## To do
Everything from the first line of the data below through the line that contains "var actionV = [8.85, 4.7];" should be written out exactly, please, and nothing more; the pictures stay out.

## Given information

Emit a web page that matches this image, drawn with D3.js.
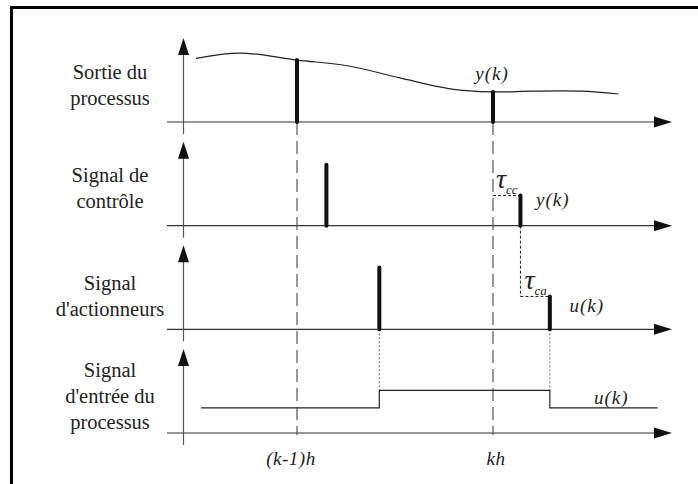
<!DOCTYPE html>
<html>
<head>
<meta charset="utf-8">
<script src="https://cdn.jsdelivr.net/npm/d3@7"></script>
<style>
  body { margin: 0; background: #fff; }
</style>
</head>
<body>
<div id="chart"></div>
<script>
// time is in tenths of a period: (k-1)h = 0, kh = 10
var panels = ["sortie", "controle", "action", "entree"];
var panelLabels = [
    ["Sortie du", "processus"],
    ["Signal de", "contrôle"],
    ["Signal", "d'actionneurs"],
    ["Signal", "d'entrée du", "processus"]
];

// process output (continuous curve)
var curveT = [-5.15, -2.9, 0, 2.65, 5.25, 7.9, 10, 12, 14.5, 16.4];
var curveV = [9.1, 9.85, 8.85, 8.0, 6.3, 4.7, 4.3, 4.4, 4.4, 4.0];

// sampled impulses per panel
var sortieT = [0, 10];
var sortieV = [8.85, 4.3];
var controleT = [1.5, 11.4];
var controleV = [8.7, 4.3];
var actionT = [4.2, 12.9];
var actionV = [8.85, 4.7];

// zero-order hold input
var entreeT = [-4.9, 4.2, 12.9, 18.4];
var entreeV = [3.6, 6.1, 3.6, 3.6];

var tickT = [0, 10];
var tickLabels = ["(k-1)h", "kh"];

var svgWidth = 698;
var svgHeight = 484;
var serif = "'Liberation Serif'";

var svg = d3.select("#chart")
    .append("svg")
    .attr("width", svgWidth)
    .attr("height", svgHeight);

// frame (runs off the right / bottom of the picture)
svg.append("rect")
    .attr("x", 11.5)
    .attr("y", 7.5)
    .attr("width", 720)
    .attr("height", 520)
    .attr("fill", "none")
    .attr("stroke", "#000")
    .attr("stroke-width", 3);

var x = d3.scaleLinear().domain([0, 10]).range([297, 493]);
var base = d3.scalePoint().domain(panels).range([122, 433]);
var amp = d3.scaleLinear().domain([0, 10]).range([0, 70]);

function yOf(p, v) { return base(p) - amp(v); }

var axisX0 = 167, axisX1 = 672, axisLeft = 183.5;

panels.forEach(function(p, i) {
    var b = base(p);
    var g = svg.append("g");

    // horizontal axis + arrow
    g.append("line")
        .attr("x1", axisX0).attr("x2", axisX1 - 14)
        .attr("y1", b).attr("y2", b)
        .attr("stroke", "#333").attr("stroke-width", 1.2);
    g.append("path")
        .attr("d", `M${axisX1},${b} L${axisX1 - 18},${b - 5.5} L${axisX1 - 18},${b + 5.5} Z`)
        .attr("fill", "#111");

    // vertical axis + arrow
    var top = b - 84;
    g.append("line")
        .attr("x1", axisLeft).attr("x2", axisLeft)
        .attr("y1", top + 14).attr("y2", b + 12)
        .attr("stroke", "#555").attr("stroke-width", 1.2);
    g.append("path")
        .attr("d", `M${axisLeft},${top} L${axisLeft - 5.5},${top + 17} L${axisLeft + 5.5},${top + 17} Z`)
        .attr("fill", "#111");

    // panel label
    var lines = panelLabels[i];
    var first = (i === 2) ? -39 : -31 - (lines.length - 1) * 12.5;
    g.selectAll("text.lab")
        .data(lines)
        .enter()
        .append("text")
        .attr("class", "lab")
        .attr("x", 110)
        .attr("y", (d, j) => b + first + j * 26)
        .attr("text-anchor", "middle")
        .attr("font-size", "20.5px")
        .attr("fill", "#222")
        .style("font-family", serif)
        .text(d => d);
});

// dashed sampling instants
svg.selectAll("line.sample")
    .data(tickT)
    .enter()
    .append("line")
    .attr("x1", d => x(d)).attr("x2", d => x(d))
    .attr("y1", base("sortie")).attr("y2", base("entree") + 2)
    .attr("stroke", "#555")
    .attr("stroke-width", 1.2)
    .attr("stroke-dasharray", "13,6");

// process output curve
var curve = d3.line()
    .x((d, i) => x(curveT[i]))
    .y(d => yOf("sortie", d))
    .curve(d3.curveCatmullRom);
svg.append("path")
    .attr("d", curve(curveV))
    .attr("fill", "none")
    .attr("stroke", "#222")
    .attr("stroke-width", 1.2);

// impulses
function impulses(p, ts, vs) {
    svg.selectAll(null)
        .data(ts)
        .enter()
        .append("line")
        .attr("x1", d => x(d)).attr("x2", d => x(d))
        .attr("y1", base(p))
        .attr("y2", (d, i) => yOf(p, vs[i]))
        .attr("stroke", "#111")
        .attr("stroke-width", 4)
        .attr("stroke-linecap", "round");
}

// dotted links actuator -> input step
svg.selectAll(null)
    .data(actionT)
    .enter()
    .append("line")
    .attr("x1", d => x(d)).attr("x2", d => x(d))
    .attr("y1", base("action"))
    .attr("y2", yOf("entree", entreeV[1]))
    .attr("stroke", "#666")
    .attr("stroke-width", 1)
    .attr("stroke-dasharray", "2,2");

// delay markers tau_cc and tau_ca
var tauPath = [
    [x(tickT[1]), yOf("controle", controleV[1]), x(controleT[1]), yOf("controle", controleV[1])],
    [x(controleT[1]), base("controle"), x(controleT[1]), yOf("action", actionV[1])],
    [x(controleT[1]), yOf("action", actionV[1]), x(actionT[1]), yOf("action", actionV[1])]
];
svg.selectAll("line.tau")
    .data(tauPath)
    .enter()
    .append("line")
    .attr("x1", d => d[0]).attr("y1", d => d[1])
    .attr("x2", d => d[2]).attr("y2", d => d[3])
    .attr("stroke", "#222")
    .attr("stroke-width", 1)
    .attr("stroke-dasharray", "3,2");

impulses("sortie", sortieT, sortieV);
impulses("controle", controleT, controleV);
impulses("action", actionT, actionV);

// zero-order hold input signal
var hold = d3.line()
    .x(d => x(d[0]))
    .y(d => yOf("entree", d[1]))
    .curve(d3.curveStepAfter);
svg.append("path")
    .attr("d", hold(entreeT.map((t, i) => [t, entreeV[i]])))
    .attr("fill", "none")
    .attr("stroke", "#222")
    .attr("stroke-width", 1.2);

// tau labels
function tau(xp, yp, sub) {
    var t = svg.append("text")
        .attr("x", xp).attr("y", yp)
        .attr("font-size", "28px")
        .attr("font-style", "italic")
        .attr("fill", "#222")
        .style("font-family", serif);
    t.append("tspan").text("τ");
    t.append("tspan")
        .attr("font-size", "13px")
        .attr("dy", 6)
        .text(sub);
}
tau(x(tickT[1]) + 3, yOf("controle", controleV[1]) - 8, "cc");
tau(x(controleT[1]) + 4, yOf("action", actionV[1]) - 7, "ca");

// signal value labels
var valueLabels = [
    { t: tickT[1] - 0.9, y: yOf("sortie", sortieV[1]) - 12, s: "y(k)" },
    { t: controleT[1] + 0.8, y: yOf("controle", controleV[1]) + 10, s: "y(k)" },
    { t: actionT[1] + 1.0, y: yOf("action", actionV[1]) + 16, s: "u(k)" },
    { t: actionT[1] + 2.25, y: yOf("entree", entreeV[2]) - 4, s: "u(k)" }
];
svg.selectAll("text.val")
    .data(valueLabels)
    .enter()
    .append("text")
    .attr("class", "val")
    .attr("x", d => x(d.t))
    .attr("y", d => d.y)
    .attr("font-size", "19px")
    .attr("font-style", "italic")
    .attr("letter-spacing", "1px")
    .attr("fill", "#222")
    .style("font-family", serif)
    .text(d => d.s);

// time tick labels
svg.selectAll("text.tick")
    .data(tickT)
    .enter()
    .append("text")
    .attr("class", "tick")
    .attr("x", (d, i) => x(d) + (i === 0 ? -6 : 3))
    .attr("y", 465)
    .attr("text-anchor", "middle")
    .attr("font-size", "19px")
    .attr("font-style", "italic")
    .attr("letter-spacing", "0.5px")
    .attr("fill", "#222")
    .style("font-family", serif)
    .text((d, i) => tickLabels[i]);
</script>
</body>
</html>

## Answer below
Emit a web page that matches this image, drawn with D3.js.
<!DOCTYPE html>
<html>
<head>
<meta charset="utf-8">
<script src="https://cdn.jsdelivr.net/npm/d3@7"></script>
<style>
  body { margin: 0; background: #fff; }
</style>
</head>
<body>
<div id="chart"></div>
<script>
// time is in tenths of a period: (k-1)h = 0, kh = 10
var panels = ["sortie", "controle", "action", "entree"];
var panelLabels = [
    ["Sortie du", "processus"],
    ["Signal de", "contrôle"],
    ["Signal", "d'actionneurs"],
    ["Signal", "d'entrée du", "processus"]
];

// process output (continuous curve)
var curveT = [-5.15, -2.9, 0, 2.65, 5.25, 7.9, 10, 12, 14.5, 16.4];
var curveV = [9.1, 9.85, 8.85, 8.0, 6.3, 4.7, 4.3, 4.4, 4.4, 4.0];

// sampled impulses per panel
var sortieT = [0, 10];
var sortieV = [8.85, 4.3];
var controleT = [1.5, 11.4];
var controleV = [8.7, 4.3];
var actionT = [4.2, 12.9];
var actionV = [8.85, 4.7];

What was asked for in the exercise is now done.